La Pálida toca los bordados azules, de pagodas y dragones, de Urs von Schnepelbrucke. Toca y ya no se mueve. Jakob no se atreve a tocarla, sólo le habla, tenso y tembloroso, que no te mientan, Jeanne, ningún poeta es el profeta de la tortura, ningún filósofo anunció la justicia y necesidad de la muerte, hablaron del mal, Jeanne, para que lo viéramos de frente y lo incorporáramos a la vida: para que nosotros corrompiéramos el mal, Jeanne, para que el mal no nos venciera aislado, Jeanne, no te dejes vencer, mi amor, ni tu cuerpo ni tus pensamientos serán malos si te dejas amar, Jeanne, si te dejas tocar y tocas, Jeanne, él tiene miedo, date cuenta, tiene miedo, no quiere que el mundo lo toque, quiere salvarse solo, solo y con las pruebas de la muerte que le ofrecen la ilusión de ser…

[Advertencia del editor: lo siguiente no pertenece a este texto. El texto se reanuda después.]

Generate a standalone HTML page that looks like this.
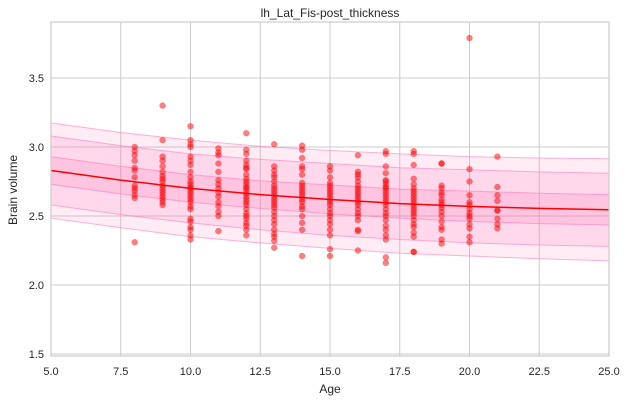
<!DOCTYPE html>
<html><head><meta charset="utf-8"><style>
body{margin:0;background:#fff;font-family:"Liberation Sans","DejaVu Sans",sans-serif}
svg text{font-family:"Liberation Sans","DejaVu Sans",sans-serif;fill:#262626}
</style></head><body>
<svg id="chart" width="628" height="402" xmlns="http://www.w3.org/2000/svg">
<rect x="51" y="22" width="558" height="334" fill="#fff"/>
<g id="grid"></g><g id="bands"></g><g id="pts"></g><g id="line"></g><g id="ticks"></g>
<rect x="51" y="22" width="558" height="334" fill="none" stroke="#ccc" stroke-width="1.2"/>
<text x="330" y="17" font-size="12" text-anchor="middle">lh_Lat_Fis-post_thickness</text>
<text x="330" y="393" font-size="12" text-anchor="middle">Age</text>
<text x="17" y="190" font-size="12" text-anchor="middle" transform="rotate(-90 17 190)">Brain volume</text>
</svg>
<script>
const xTicks=[5,7.5,10,12.5,15,17.5,20,22.5,25];
const xTickLabels=["5.0","7.5","10.0","12.5","15.0","17.5","20.0","22.5","25.0"];
const yTicks=[1.5,2.0,2.5,3.0,3.5];
const yTickLabels=["1.5","2.0","2.5","3.0","3.5"];
const curveAges=[5,7.5,10,12.5,15,17.5,20,22.5,25];
const curveMean=[2.83,2.76,2.70,2.655,2.62,2.59,2.57,2.555,2.545];
const innerWidth=[0.10,0.10,0.10,0.10,0.105,0.105,0.11,0.11,0.11];
const midWidth=[0.25,0.25,0.25,0.255,0.26,0.26,0.265,0.265,0.265];
const outerWidth=[0.345,0.345,0.35,0.35,0.355,0.36,0.36,0.365,0.37];
const ages=[8,9,10,11,12,13,14,15,16,17,18,19,20,21];
const values=[
[3.0,2.97,2.94,2.9,2.85,2.83,2.78,2.72,2.70,2.68,2.65,2.63,2.31],
[3.3,3.05,2.93,2.9,2.86,2.82,2.79,2.77,2.75,2.72,2.70,2.68,2.66,2.64,2.62,2.60,2.58],
[3.15,3.05,3.02,3.0,2.93,2.9,2.87,2.82,2.78,2.75,2.73,2.71,2.70,2.68,2.66,2.64,2.62,2.60,2.57,2.55,2.48,2.46,2.42,2.40,2.36,2.33],
[2.99,2.96,2.94,2.88,2.82,2.76,2.73,2.70,2.67,2.64,2.60,2.57,2.53,2.50,2.39],
[3.1,2.98,2.95,2.9,2.87,2.85,2.84,2.80,2.77,2.75,2.73,2.71,2.70,2.68,2.66,2.64,2.62,2.60,2.58,2.55,2.52,2.50,2.48,2.45,2.43,2.40,2.36],
[3.02,2.86,2.83,2.80,2.78,2.75,2.72,2.70,2.68,2.66,2.64,2.62,2.60,2.58,2.56,2.53,2.50,2.47,2.44,2.40,2.37,2.35,2.32,2.27],
[3.01,2.98,2.92,2.86,2.84,2.80,2.74,2.72,2.70,2.68,2.66,2.64,2.62,2.60,2.57,2.55,2.50,2.45,2.40,2.21],
[2.86,2.83,2.78,2.74,2.72,2.70,2.68,2.66,2.64,2.62,2.60,2.58,2.55,2.52,2.50,2.47,2.44,2.40,2.36,2.26,2.21],
[2.94,2.82,2.80,2.78,2.75,2.72,2.70,2.68,2.66,2.64,2.62,2.60,2.58,2.55,2.52,2.50,2.47,2.40,2.39,2.25],
[2.97,2.95,2.86,2.81,2.76,2.75,2.73,2.71,2.70,2.68,2.66,2.64,2.62,2.60,2.58,2.55,2.52,2.50,2.47,2.43,2.40,2.36,2.33,2.20,2.16],
[2.97,2.95,2.87,2.77,2.73,2.70,2.68,2.66,2.64,2.62,2.60,2.58,2.56,2.54,2.52,2.50,2.47,2.44,2.42,2.38,2.35,2.24,2.24],
[2.88,2.88,2.72,2.70,2.67,2.65,2.62,2.60,2.58,2.56,2.53,2.50,2.46,2.42,2.40,2.33,2.30],
[3.79,2.84,2.75,2.65,2.60,2.58,2.55,2.52,2.50,2.48,2.44,2.41,2.35,2.31],
[2.93,2.71,2.65,2.61,2.54,2.54,2.48,2.44,2.41]
];
const NS="http://www.w3.org/2000/svg";
const X=v=>51+(v-5)*558/20;
const Y=v=>216-(v-2.5)*138;
function mk(tag,attrs,parent){const e=document.createElementNS(NS,tag);for(const k in attrs)e.setAttribute(k,attrs[k]);document.getElementById(parent).appendChild(e);return e;}
xTicks.forEach((t,i)=>{
 const l=mk('line',{x1:X(t),x2:X(t),y1:22,y2:356,stroke:'#ccc','stroke-width':1},'grid');
 
 
 const tx=mk('text',{x:X(t),y:375,'font-size':11,'text-anchor':'middle'},'ticks');tx.textContent=xTickLabels[i];
 
 
});
yTicks.forEach((t,i)=>{
 const l=mk('line',{x1:51,x2:609,y1:Y(t),y2:Y(t),stroke:'#ccc','stroke-width':1},'grid');
 
 
 const tx=mk('text',{x:44,y:Y(t)+4,'font-size':11,'text-anchor':'end'},'ticks');tx.textContent=yTickLabels[i];
 
 
});
function band(w,fill,stroke,name){
 let up=curveAges.map((a,i)=>X(a)+','+Y(curveMean[i]+w[i]));
 let dn=curveAges.map((a,i)=>X(a)+','+Y(curveMean[i]-w[i])).reverse();
 const p=mk('polygon',{points:up.concat(dn).join(' '),fill:fill,stroke:stroke,'stroke-width':1},'bands');
 
 
}
band(outerWidth,'rgba(255,105,180,0.13)','rgba(255,105,180,0.5)','outer-band');
band(midWidth,'rgba(255,105,180,0.15)','rgba(255,105,180,0.5)','middle-band');
band(innerWidth,'rgba(255,105,180,0.18)','rgba(255,105,180,0.5)','inner-band');
ages.forEach((a,i)=>values[i].forEach(v=>{
 const c=mk('circle',{cx:X(a),cy:Y(v),r:3,fill:'rgba(255,0,0,0.5)',stroke:'rgba(255,0,0,0.3)','stroke-width':0.5},'pts');
 
 
}));
const ln=mk('polyline',{points:curveAges.map((a,i)=>X(a)+','+Y(curveMean[i])).join(' '),fill:'none',stroke:'#f00','stroke-width':1.5},'line');


</script>
</body></html>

– Todo está permitido -murmurará mi hombrecito y la Pálida se desprenderá con repulsión de su tacto y caerá al piso, torcida, estrangulada, vomitando los testículos de macho cabrío y los gusanos peludos. Jakob cubre con una mano el vómito: -Toda la vida está permitida, la muerte no, la muerte no…- La Pálida ríe y gime y el corazón le late y el cuerpo le tiembla y mi hombrecito cruza con dificultad las piernas.

– ¿Me llamaste dios? -le preguntó al Barbudo y el joven rubio lo miró de reojo y dijo sí, sí, te llamé Dios y el hombrecito sonrió lamiéndose los bigotes-. Quise ir más allá. Un día, mientras pintaba y reparaba los originales que me eran propuestos, me di cuenta de que por creerme dios sólo alternaba y alteraba esas visiones opuestas, invertidas. Estaba inventando dobles y espejos. Estaba capturado, joven amigo, en la tensión que quiere amor y justicia para el mundo pero sólo puede ofrecerle la muerte y la nada. Decidí ir más allá, dejar de ser Dios y ser el Creador. Entonces sí se me podía imputar la totalidad del mundo, más que la justicia, el amor, la muerte y la nada que son los pobres atributos de Dios. Yo deseaba ser todo al mismo tiempo y además lo desconocido, la catástrofe original que nunca recuperaremos como unidad, pero cuyas visiones sólo el Creador puede convocar, y no el Dios capturado en los pobres esquemas de la vida y la muerte.

Traidor, Acto Mágico, Belial, Verdadera Libertad, Namón. Sanguinario, Homicida, grita la Pálida, rasga las suntuosas telas y pide que la arrojen al río y se tuerce murmurando “fuego, azufre y un olor abominable”. Jakob la abraza, se hace parte de la convulsión, mete la bigotera entre los dientes apretados de la Monja, nosotros no, le murmura al oído, tú y yo no, Jeanne, tu miseria personal será el azar de tu grandeza posible, tú y yo lucharemos contra nosotros mismos, tú y yo fracasaremos, desearemos, volveremos a fracasar, volveremos a desear, tú y yo iremos hasta el final de todas las viejas contradicciones para vivirlas, despojamos de esa vieja piel y mudarla por la de las nuevas contradicciones, las que nos esperan después del cambio de piel, Jeanne, tú y yo nos la jugamos solos, sin herir a otros hombres, cara o cruz, Jeanne, cabeza o cola, águila o sol.

– No bastará -sonríe mi hombrecito-. No bastará nunca. Serán perdonados con demasiada facilidad. Lo que yo pido es hacer lo que no se puede perdonar. Sólo en este caso vale la pena exponerse a la redención. ¿Creen que hay otra manera?

Se esponjó la pechera del camisón.

– Tú eres lo que imagino, lo que deseo y lo que me tienta. Y también lo que rechazo -dijo el Barbudo arrodillado.

No se necesitan víctimas para dejar de estar solo. Jakob arrulla a la Pálida que sólo murmura sus palabras más simples. Padre y Juana, ¿vacaciones?, ¿vacaciones?, y lo señala todo con un dedo, indica hacia el hombrecito y hacia el güero y luego hacia la ventana con el puño cerrado, pidiendo con el cuerpo la cercanía de la ventana, la fuga, sin poder hablar, y Jakob la acaricia, no te rindas, Jeanne, dice que su fuerza es la soledad, miente, necesita víctimas para no estar solo, cree en mí, Jeanne, cree en mis palabras, venceremos su violencia colectiva con la violencia individual hacia nuestras mentes, nuestros cuerpos, nuestro arte, nuestros sexos, los derrotaremos derrotándonos antes, para que ellos no puedan encontrar más víctimas, convivir, regalarse, gastarse, Jeanne, hacer historia con nuestras vidas para que ellos no hagan historia con nuestras muertes.